Now might be a good time to buy a Samsung plasma TV, because next year they’ll be gone for good.
According to both CNet and Reuters, Samsung plans to stop producing plasma panels at the end of 2014. The company cited “changes in market demands,” and said it will “increase our focus on growth opportunities in UHD TVs and Curved TVs.”
The move follows Panasonic’s decision to end plasma TV production last year, and leaves LG as the only major TV manufacturer still committed to plasma.
But even LG may not stay committed for long; sources have told Yonhap News Agency that LG plans to discontinue plasma panel production soon, and has already repurposed one of its plasma production lines to make solar batteries. An LG spokeswoman told the Wall Street Journal that it will supply plasma TVs “as long as there is demand,” but noted that just a single-digit percentage of TV revenue comes from plasma sets.
Videophiles often praise plasma for its deep blacks, wide viewing angles and fast response times. But early on, plasma earned a stigma for higher power consumption, shorter lifespan and potential for burn-in (though plasma TV makers have largely addressed these issues over time). LED-LCD panels also tend to be thinner and lighter, and come in a wider range of screen sizes.
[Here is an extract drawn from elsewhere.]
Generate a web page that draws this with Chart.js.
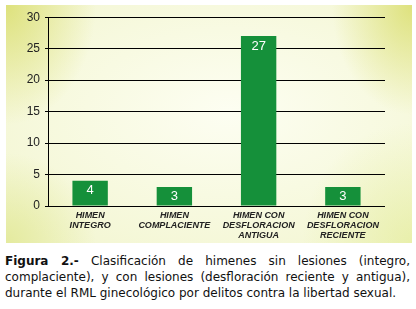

Performance comparisons aside, plasma may also be a victim of TV makers’ moving toward flashier new technologies. Speaking to CNet in March, Samsung’s visual display R&D vice president John Ryu said plasma had a higher cost of production than LED-LCD, and is harder to produce cost-effectively in 4K resolution. Most TV makers are now betting on 4K as the next big thing, so they have an impetus to give plasma the boot.